Le sacre de Napoléon avait été aussi un grand acte liturgique: mais, en cette qualité même, il exprimait d’une manière bien significative toute la distance qui séparait le nouveau Charlemagne de l’ancien. On pouvait, certes, comprendre que la Liturgie est l’expression de la religion dans un pays, quand on vit le Pontifce Romain, accouru par le plus généreux dévouement pour prêter son ministère à un si grand acte, attendre, en habits pontificaux, sur son trône, à Notre-Dame, pendant une heure entière, l’arrivée du nouvel empereur; quand on vit Napoléon prendre lui-même la couronne, au lieu de la recevoir du pontife, et couronner ensuite de ses mains profanes le front d’une princesse sur lequel, il est vrai, le diadème ne put tenir; quand on vit enfin « l’évêque du dehors », sacré de l’huile sainte, s’abstenir de participer aux mystères sacrés, terribile présage de l’arrêt qui devait, cinq ans plus tard, le retrancher de la communion catholique.

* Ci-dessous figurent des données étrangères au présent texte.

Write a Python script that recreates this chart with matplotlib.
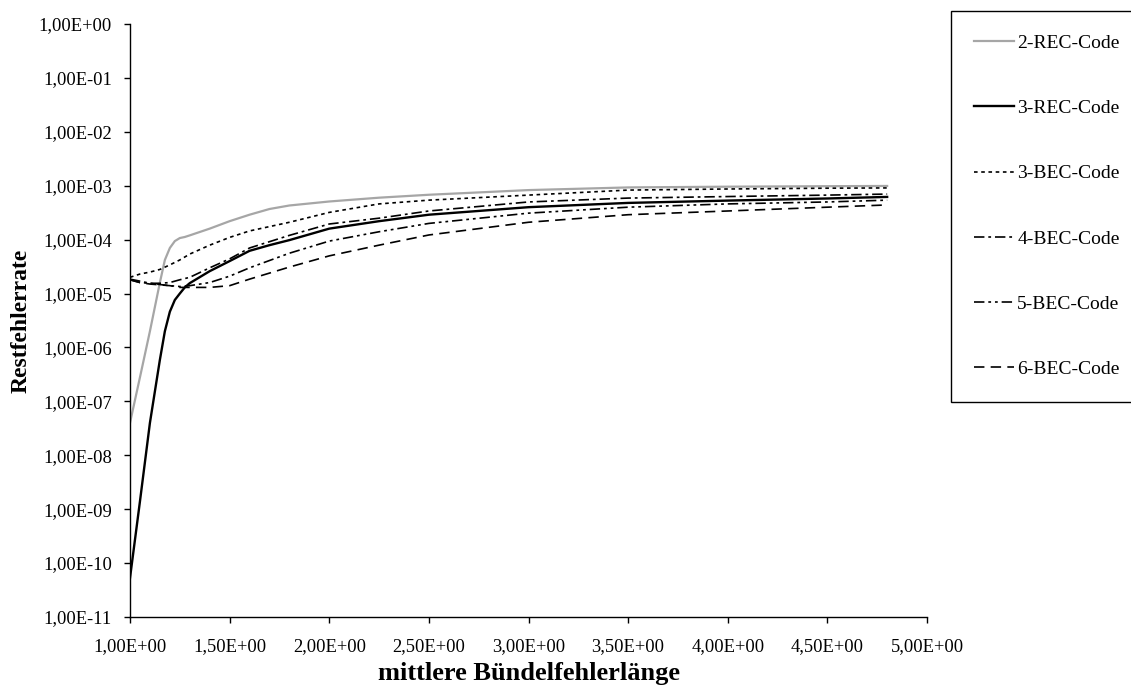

Ce ne fut qu’en faisant violence aux règles les plus précises de la Liturgie.
Rien ne pourrait rendre l’enthousiasme des fidèles de Paris et des provinces, durant les quatre mois que Pie VII passa dans la capitale de l’Empire. Il n’y avait cependant rien d’officiel ni de cérémonieux dans cette affluence qui inondait les églises où le Saint-Père venait célébrer la messe. Les fidèles se pressaient par milliers autour de la table sainte, dans l’espoir de recevoir l’hostie du salut des mains mêmes du vicaire de Jésus-Christ, et c’était un spectacle ineffable que celui qu’offrait cette multitude, chantant d’une atmosphère de foi le pieux pontife qui, dans un recueillement profond, célébrait le sacrifice éternel, et rendait grâce de trouver encore tant de religion au coeur des Français...
Il y aurait un beau livre à faire sur le séjour de Pie VII en France, à cette époque; mais rien peut-être ne serait plus touchant à raconter que les visites que le pontife faisait à ces églises qui portaient encore les traces de la dévastation qu’elles avaient soufferte, et dans lesquelles il célébrait la messe avec le recueillement angélique si admirablement empreint sur sa noble et touchante figure. Les Parisiens, dont il était l’idole, disaient sur lui ce beau mot: « qu’il priait en pape »…
Dom Prosper Guéranger, Institutions liturgiques. Extraits, [établis par Jean Vaquié], Vouillé 1977, p. 214-215.